Wood sold the company to the Thompson Co. of Dallas in 1987, and Genmar Holdings bought it in 1991. After Genmar's 2009 bankruptcy, Platinum Equity picked up Ranger in January 2010 and ran it under Fishing Holdings LLC alongside Triton and Stratos. Bass Pro Shops bought that group in December 2014, and Ranger remains in production under Bass Pro's White River Marine Group. The marque is not defunct. An aluminum line, launched in 2013, runs alongside the fiberglass boats.

Model lines worth knowing

  • Early boats (pre-2002 catch-all): everything from the original 1968 boats through the TR models of 1972, the letter-series 150A and 170A of 1974 and 175A of 1975, and the Comanche models that appeared in the 1980s. These carry the hand-laid glass and foam-flotation construction the brand was built on, and many are still on the water.
  • 175C (circa 2000): an outboard model from Ranger's Sportfisherman series, listed for the 2000-2001 model years with a 150 horsepower rating. Despite the letter suffix, it is not one of the 1970s letter-series boats.
  • 175VX (2004-2007): a 17-foot fiberglass bass boat, the higher-trim companion to the 175VS, and a popular size for anglers who wanted tournament construction without a 20-foot hull.
  • 185VX (2003-2005): an 18-foot hull in the same family; the Tour Edition trim package is documented for 2005, sold as the 185VX Comanche Tour Edition.
  • 168 Phantom (2004 on): a 16-foot, 9-inch saltwater flats skiff rated for a 60 horsepower maximum, built wood-free with fiberglass stringers and level flotation, and shallow enough to float two anglers in under a foot of water. Verify year and rating against the HIN and capacity plate.

Asked all the time

When did Ranger start building boats?

Ranger Boats was founded in 1968 by Forrest and Nina Wood in Flippin, Arkansas. The first six boats were built that year, and fiberglass production has stayed in Flippin ever since.

Is Ranger still in business?

Yes. Ranger is not defunct. After runs under the Thompson Co., Genmar, and Fishing Holdings, Ranger has been owned by Bass Pro Shops since December 2014 and builds current fiberglass and aluminum models under the White River Marine Group.

What separates the eras of Ranger boats?

Roughly: the Wood-era boats from 1968 to the 1987 sale, covering the TR and letter-series models of the 1970s and the first Comanche models of the 1980s; the Genmar years from 1991 through the 2009 bankruptcy, when the VS and VX 17- and 18-footers ran; Fishing Holdings ownership from 2010, which launched the aluminum line in 2013; and the Bass Pro era from December 2014 on. A 1971 factory fire marks the break between the very first boats and the rebuilt plant's production.

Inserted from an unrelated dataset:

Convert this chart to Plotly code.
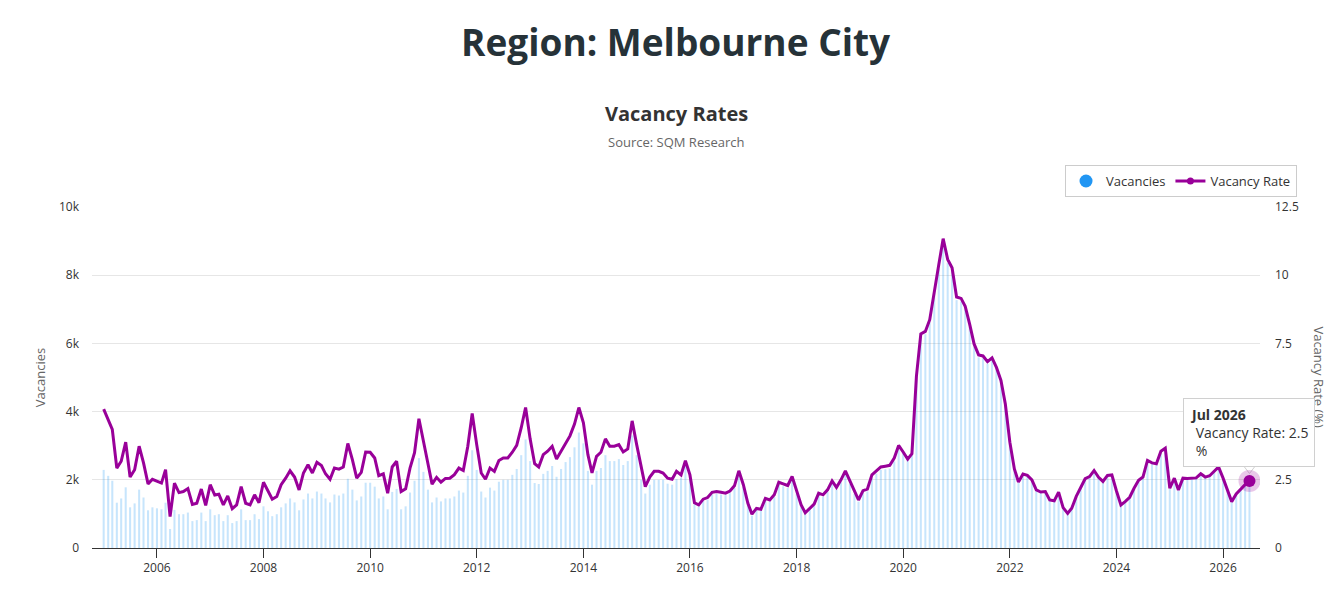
import pandas as pd
import plotly.graph_objects as go

# monthly, Jan 2005 .. Jul 2026
months = pd.date_range("2005-01-01", periods=259, freq="MS")

vacancy_rate = [
    5.09, 4.72, 4.35, 2.93, 3.18, 3.88, 2.60, 2.87, 3.73, 3.12, 2.35, 2.52,
    2.44, 2.38, 2.87, 1.15, 2.38, 2.03, 2.07, 2.18, 1.60, 1.64, 2.16, 1.56,
    2.32, 1.94, 1.97, 1.58, 1.91, 1.44, 1.58, 2.25, 1.64, 1.58, 1.95, 1.66,
    2.41, 2.10, 1.79, 1.89, 2.32, 2.56, 2.83, 2.60, 2.13, 2.75, 3.05, 2.75,
    3.14, 3.02, 2.72, 2.52, 2.93, 2.89, 2.97, 3.83, 3.24, 2.56, 2.77, 3.52,
    3.51, 3.30, 2.65, 2.72, 2.01, 2.97, 3.18, 2.07, 2.17, 2.93, 3.49, 4.74,
    3.98, 3.09, 2.34, 2.59, 2.41, 2.55, 2.56, 2.69, 2.93, 2.84, 3.73, 4.93,
    3.79, 2.75, 2.52, 2.93, 2.81, 3.21, 3.30, 3.30, 3.51, 3.76, 4.41, 5.15,
    4.00, 3.09, 2.97, 3.42, 3.55, 3.73, 3.26, 3.55, 3.82, 4.11, 4.54, 5.15,
    4.59, 3.42, 2.75, 3.36, 3.51, 4.00, 3.73, 3.73, 3.79, 3.52, 3.63, 4.66,
    3.79, 2.97, 2.25, 2.60, 2.81, 2.81, 2.75, 2.56, 2.52, 2.81, 2.68, 3.20,
    2.68, 1.66, 1.58, 1.79, 1.85, 2.04, 2.07, 2.04, 2.01, 2.09, 2.28, 2.83,
    2.32, 1.64, 1.24, 1.45, 1.42, 1.82, 1.76, 1.95, 2.41, 2.35, 2.29, 2.62,
    2.07, 1.58, 1.29, 1.45, 1.61, 2.01, 1.95, 2.13, 2.46, 2.22, 2.50, 2.83,
    2.44, 2.07, 1.76, 2.10, 2.16, 2.68, 2.83, 2.97, 3.00, 3.03, 3.30, 3.76,
    3.52, 3.26, 3.46, 6.30, 7.85, 7.94, 8.37, 9.45, 10.38, 11.34, 10.58, 10.27,
    9.20, 9.15, 8.86, 8.20, 7.48, 7.08, 7.04, 6.83, 6.97, 6.62, 6.14, 5.28,
    3.88, 2.90, 2.42, 2.71, 2.66, 2.50, 2.13, 2.05, 2.07, 1.76, 1.73, 2.05,
    1.48, 1.27, 1.46, 1.89, 2.19, 2.54, 2.62, 2.84, 2.59, 2.44, 2.66, 2.68,
    2.10, 1.58, 1.70, 1.86, 2.19, 2.48, 2.60, 3.21, 3.12, 3.09, 3.55, 3.66,
    2.19, 2.56, 2.13, 2.56, 2.55, 2.55, 2.57, 2.72, 2.60, 2.65, 2.81, 2.97,
    2.56, 2.13, 1.70, 1.98, 2.16, 2.32, 2.46,
]

vacancies = [
    2290, 2116, 1972, 1328, 1453, 1780, 1193, 1308, 1712, 1481, 1106, 1193,
    1164, 1135, 1328, 558, 1116, 991, 991, 1039, 789, 818, 1039, 789,
    1135, 962, 991, 789, 962, 731, 789, 1135, 818, 818, 991, 847,
    1222, 1077, 933, 991, 1193, 1308, 1453, 1337, 1106, 1424, 1597, 1453,
    1655, 1597, 1453, 1337, 1568, 1539, 1597, 2030, 1712, 1395, 1510, 1914,
    1914, 1799, 1453, 1510, 1135, 1645, 1732, 1135, 1222, 1626, 1972, 2636,
    2232, 1712, 1337, 1481, 1366, 1453, 1453, 1510, 1684, 1626, 2116, 2867,
    2290, 1655, 1481, 1770, 1684, 1943, 2001, 2001, 2145, 2318, 2722, 3184,
    2549, 1905, 1876, 2174, 2261, 2405, 2088, 2318, 2520, 2665, 2953, 3386,
    3069, 2261, 1857, 2261, 2347, 2722, 2549, 2549, 2607, 2434, 2549, 3300,
    2722, 2001, 1597, 1857, 2001, 2001, 2001, 1886, 1857, 2020, 2060, 2460,
    2060, 1280, 1220, 1380, 1420, 1570, 1590, 1570, 1550, 1610, 1760, 2180,
    1790, 1260, 950, 1120, 1090, 1400, 1360, 1500, 1860, 1810, 1760, 2020,
    1590, 1220, 990, 1120, 1240, 1550, 1500, 1640, 1890, 1710, 1930, 2180,
    1880, 1590, 1360, 1620, 1660, 2060, 2180, 2290, 2310, 2330, 2540, 2900,
    2780, 2580, 2730, 4980, 6200, 6270, 6610, 7470, 8200, 8960, 8360, 8110,
    7270, 7230, 7000, 6480, 5910, 5590, 5560, 5400, 5510, 5230, 4850, 4170,
    3070, 2290, 1910, 2140, 2100, 1980, 1680, 1620, 1640, 1390, 1370, 1620,
    1170, 1000, 1150, 1490, 1730, 2010, 2070, 2240, 2050, 1930, 2100, 2120,
    1660, 1250, 1340, 1470, 1730, 1960, 2050, 2540, 2460, 2440, 2800, 2890,
    1730, 2020, 1680, 2020, 2010, 2010, 2030, 2150, 2050, 2090, 2220, 2350,
    2020, 1680, 1340, 1560, 1710, 1830, 1940,
]

left_ticks = [0, 2000, 4000, 6000, 8000, 10000]
left_labels = ["0", "2k", "4k", "6k", "8k", "10k"]
right_ticks = [0, 2.5, 5, 7.5, 10, 12.5]
right_labels = ["0", "2.5", "5", "7.5", "10", "12.5"]

FONT = "Open Sans"
PURPLE = "#990099"
BLUE = "#2196f3"

fig = go.Figure()

fig.add_trace(
    go.Bar(
        x=months,
        y=vacancies,
        marker=dict(color="rgba(33,150,243,0.25)", line_width=0),
        name="Vacancies",
        showlegend=False,
    )
)

fig.add_trace(
    go.Scatter(
        x=months,
        y=vacancy_rate,
        yaxis="y2",
        mode="lines",
        line=dict(color=PURPLE, width=3),
        name="Vacancy Rate",
        showlegend=False,
    )
)

# tooltip pointer
fig.add_trace(
    go.Scatter(
        x=[months[-1]],
        y=[2.95],
        yaxis="y2",
        mode="markers",
        marker=dict(symbol="triangle-down", size=12, color="white",
                    line=dict(color="#d0d0d0", width=1)),
        showlegend=False,
        hoverinfo="skip",
    )
)

# hovered point (last month) with halo
fig.add_trace(
    go.Scatter(
        x=[months[-1]],
        y=[vacancy_rate[-1]],
        yaxis="y2",
        mode="markers",
        marker=dict(size=22, color="rgba(153,0,153,0.22)"),
        showlegend=False,
        hoverinfo="skip",
    )
)
fig.add_trace(
    go.Scatter(
        x=[months[-1]],
        y=[vacancy_rate[-1]],
        yaxis="y2",
        mode="markers",
        marker=dict(size=12, color=PURPLE),
        showlegend=False,
        hoverinfo="skip",
    )
)

# legend-only entries
fig.add_trace(
    go.Scatter(
        x=[None], y=[None], mode="markers", name="Vacancies",
        marker=dict(size=13, color=BLUE),
    )
)
fig.add_trace(
    go.Scatter(
        x=[None], y=[None], mode="lines+markers", name="Vacancy Rate",
        line=dict(color=PURPLE, width=3), marker=dict(size=7, color=PURPLE),
    )
)

# the page body has an 8px margin, so the figure is sized to fit inside it
fig.update_layout(
    width=1327,
    height=591,
    margin=dict(l=84, r=75, t=199, b=51),
    paper_bgcolor="white",
    plot_bgcolor="white",
    font=dict(family=FONT, size=12, color="#333333"),
    bargap=0.5,
    xaxis=dict(
        type="date",
        range=["2004-10-13", "2026-09-11"],
        tick0="2006-01-01",
        dtick="M24",
        tickformat="%Y",
        showgrid=False,
        showline=True,
        linecolor="#333333",
        linewidth=1,
        ticks="outside",
        ticklen=9,
        tickcolor="#333333",
        tickfont=dict(size=12, color="#333333"),
        automargin=False,
    ),
    yaxis=dict(
        range=[0, 10000],
        tickvals=left_ticks,
        ticktext=left_labels,
        showgrid=True,
        gridcolor="#e6e6e6",
        zeroline=False,
        ticks="",
        ticklabelstandoff=12,
        tickfont=dict(size=12, color="#333333"),
        title=dict(text="Vacancies", font=dict(size=13, color="#666666"), standoff=10),
        automargin=False,
    ),
    yaxis2=dict(
        range=[0, 12.5],
        overlaying="y",
        side="right",
        tickvals=right_ticks,
        ticktext=right_labels,
        showgrid=False,
        zeroline=False,
        ticklabelstandoff=14,
        tickfont=dict(size=12, color="#333333"),
        automargin=False,
    ),
    legend=dict(
        orientation="h",
        x=1.0317,
        xanchor="right",
        y=1.123,
        yanchor="top",
        bgcolor="white",
        bordercolor="#cccccc",
        borderwidth=1,
        font=dict(size=13, color="#333333"),
    ),
    hovermode=False,
)

annotations = [
    dict(text="<b>Region: Melbourne City</b>", x=0.5, y=1.484, xref="paper", yref="paper",
         yanchor="middle", showarrow=False, font=dict(size=37, color="#263238", family=FONT)),
    dict(text="<b>Vacancy Rates</b>", x=0.5, y=1.273, xref="paper", yref="paper",
         yanchor="middle", showarrow=False, font=dict(size=20, color="#333333", family=FONT)),
    dict(text="Source: SQM Research", x=0.5, y=1.19, xref="paper", yref="paper",
         yanchor="middle", showarrow=False, font=dict(size=13, color="#666666", family=FONT)),
    dict(text="Vacancy Rate (%)", x=1.06, y=0.5, xref="paper", yref="paper",
         textangle=90, showarrow=False, font=dict(size=13, color="#666666", family=FONT)),
    dict(text="<b>Jul 2026</b><br> Vacancy Rate: 2.5<br> %", x=months[-1], y=vacancy_rate[-1],
         xref="x", yref="y2", yanchor="bottom", yshift=14, showarrow=False, align="left",
         bgcolor="white", bordercolor="#d0d0d0", borderwidth=1, borderpad=6,
         font=dict(size=14, color="#333333", family=FONT)),
]
fig.update_layout(annotations=annotations)

fig.write_html("out.html")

How do I identify the year and model of an older Ranger?

Use the hull identification number (HIN) on the starboard side of the transom; boats built from November 1972 on are required to have one. Hulls from November 1972 through July 1984 show the model year as an M followed by two digits at the end of the HIN, and boats from August 1984 on carry the model year in the last two characters. The capacity plate confirms rated horsepower and load. Pre-1972 Rangers may lack a HIN and need title paperwork or factory records to date.

Are parts still available for older Ranger boats?

Ranger's continuous production and stable Flippin factory mean parts support is better than for most orphan boat brands. Common wear items (livewell pumps, latches, hatches, trailer components) are standard marine hardware, and Ranger dealers can still source many brand-specific pieces. Era-correct upholstery and decals for 1970s-1980s boats usually come from the restoration aftermarket.